Aunque la Justicia se ha reactivado en parte desde el 14 de abril, lo cual me obliga a estar al quite, se aprecia también una mayor voluntad por abrazar las nuevas tecnologías y dar mayor uso a las videconferencias para algo más que para recoger las testificales de personas que viven a cientos de kilómetros de distancia del partido judicial, de peritos más vagos que la chaqueta de un guardia y forenses que no quieren oír del peluquín de eso de subirse al ascensor en el mismo edificio y meterse en una sala de audiencias. Supongo y espero que aquellos funcionarios que pretendieron tumbar Lexnet hace un par de años, como aquellos que llevaban a Carlos V en la testa, ahora caminen y hablen de puntillas.

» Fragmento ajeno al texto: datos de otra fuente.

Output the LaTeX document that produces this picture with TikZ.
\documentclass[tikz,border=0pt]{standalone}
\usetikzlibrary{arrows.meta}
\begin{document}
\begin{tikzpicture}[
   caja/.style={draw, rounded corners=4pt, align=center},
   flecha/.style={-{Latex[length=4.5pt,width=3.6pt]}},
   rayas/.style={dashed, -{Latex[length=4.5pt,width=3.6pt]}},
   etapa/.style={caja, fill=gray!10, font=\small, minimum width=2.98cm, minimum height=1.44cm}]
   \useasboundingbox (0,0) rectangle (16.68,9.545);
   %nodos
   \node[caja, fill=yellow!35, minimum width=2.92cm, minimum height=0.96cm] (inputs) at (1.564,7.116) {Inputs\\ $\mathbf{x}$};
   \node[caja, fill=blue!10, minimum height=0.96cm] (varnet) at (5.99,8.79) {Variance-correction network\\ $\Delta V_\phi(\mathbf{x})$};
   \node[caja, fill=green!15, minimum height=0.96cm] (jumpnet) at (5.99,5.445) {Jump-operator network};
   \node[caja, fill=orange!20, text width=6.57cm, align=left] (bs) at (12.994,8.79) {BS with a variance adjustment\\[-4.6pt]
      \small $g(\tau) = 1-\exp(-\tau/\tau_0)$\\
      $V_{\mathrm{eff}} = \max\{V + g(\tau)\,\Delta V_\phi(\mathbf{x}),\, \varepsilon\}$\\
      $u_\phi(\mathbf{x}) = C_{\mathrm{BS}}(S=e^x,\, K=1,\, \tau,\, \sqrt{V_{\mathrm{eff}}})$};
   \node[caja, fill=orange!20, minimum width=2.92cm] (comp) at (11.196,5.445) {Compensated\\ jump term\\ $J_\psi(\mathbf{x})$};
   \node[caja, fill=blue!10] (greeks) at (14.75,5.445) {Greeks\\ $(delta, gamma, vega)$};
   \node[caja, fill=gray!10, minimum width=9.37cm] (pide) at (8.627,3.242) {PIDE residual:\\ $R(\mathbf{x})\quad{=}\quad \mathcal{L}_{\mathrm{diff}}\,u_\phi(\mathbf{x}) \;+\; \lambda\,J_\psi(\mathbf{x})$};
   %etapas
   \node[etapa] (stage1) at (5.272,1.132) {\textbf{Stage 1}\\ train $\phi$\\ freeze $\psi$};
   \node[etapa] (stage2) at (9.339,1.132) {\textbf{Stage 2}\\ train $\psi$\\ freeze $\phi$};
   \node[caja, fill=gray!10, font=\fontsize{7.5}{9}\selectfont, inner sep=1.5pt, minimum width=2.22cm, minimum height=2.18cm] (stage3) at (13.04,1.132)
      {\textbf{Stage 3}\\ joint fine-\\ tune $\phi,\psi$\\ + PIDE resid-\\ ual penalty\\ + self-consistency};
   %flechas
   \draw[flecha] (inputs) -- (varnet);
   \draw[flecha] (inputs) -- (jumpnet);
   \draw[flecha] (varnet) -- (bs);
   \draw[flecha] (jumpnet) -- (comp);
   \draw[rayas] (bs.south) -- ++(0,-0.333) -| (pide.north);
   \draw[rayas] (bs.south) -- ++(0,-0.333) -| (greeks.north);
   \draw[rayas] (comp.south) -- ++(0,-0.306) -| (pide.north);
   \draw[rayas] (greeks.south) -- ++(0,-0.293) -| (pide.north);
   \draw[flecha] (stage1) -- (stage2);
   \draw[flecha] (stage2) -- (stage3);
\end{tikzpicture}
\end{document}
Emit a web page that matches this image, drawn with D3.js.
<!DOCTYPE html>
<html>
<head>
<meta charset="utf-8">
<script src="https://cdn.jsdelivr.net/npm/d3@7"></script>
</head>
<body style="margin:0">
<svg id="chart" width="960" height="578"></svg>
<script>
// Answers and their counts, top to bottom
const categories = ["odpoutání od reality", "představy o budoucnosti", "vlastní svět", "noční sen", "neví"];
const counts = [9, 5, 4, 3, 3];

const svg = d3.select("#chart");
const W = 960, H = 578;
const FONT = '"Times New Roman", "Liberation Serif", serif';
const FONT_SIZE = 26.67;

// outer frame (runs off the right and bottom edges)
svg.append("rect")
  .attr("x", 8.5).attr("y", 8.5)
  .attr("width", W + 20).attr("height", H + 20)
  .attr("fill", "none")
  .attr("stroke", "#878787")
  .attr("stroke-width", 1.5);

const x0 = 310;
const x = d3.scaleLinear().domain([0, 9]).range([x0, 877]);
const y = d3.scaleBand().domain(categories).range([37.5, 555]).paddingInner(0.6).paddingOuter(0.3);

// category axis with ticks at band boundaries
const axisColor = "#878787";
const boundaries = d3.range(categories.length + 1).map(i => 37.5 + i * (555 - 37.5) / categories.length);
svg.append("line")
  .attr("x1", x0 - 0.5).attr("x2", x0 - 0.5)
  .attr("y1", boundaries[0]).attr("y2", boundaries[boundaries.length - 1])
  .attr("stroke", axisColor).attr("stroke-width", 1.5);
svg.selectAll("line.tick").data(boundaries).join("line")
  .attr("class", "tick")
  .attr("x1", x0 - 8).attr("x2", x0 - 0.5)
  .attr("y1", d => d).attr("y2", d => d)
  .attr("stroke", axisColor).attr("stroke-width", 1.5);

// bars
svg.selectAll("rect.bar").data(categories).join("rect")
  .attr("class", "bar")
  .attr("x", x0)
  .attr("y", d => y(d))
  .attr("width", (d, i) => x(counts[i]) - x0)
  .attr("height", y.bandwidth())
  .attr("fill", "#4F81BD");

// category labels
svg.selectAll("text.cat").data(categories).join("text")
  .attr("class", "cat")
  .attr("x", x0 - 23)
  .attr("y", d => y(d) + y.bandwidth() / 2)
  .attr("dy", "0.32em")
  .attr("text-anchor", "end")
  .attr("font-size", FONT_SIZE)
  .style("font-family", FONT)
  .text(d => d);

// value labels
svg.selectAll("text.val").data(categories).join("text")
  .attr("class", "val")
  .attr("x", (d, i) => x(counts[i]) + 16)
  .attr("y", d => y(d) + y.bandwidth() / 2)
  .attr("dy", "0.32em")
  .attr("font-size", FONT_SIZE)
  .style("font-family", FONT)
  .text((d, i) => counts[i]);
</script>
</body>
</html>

Tampoco he de correr a la zaga actualizando bases de datos, plannings y agendas cada pocos minutos, algo que siempre se come buena parte de la jornada laboral y de la concentración necesaria.
Y el parón ha supuesto un descenso en llamadas telefónicas que atender o su mayor brevedad en la comunicación, como también no estar levantándose y sentándose para abrir la puerta al citado o intempestivo cliente de turno.
Y, para rematar (last but not least), las órdenes que recibo de la Superioridad se concentran en una o dos comunicaciones diarias casi claras y nítidas y no en dieciocho seguidas, múltiples y farragosas, una nueva cada diez o quince minutos que exigen una dedicación exclusiva, aunque sé que esto no se perpetuará con la llegada de la “normalidad”.
La reducción de minutos en la jornada pasa a ser de horas pues no hay tanto trabajo (y mucho menos dinero, claro está).
Gracias a esto del COVID-19 he entendido mejor a aquellos tipos y tipas que tienen un despacho impoluto, de decorado de western de los años 1950, para las citas y todo lo demás se lo hacen en su casa, bien tranquilitos y lejos del pozo.
No me disgusta la experiencia, aún con sus incomodidades manifiestas (tu electricidad, tu material de oficial, tu Internet, etc.), pero he de tener en cuenta que es fruto de una suspensión radical del funcionamiento administrativo, laboral y social, y que no tengo gazapos saltando a mi vera braceando y vociferando en demanda de atenciones.
¿Estaría dispuesto a jornadas de teletrabajo tras el levantamiento? No me veo del todo diciendo que no, sobre todo si son los viernes, pero exigiría apoyo financiero/fiscal y que se impida la posible consolidación de cuotas de abuso en la relación superior-subordinado o cliente-profesional respecto a horarios, salarios y carga de trabajo.
¿Teletrabajo? Sí, pero con condiciones.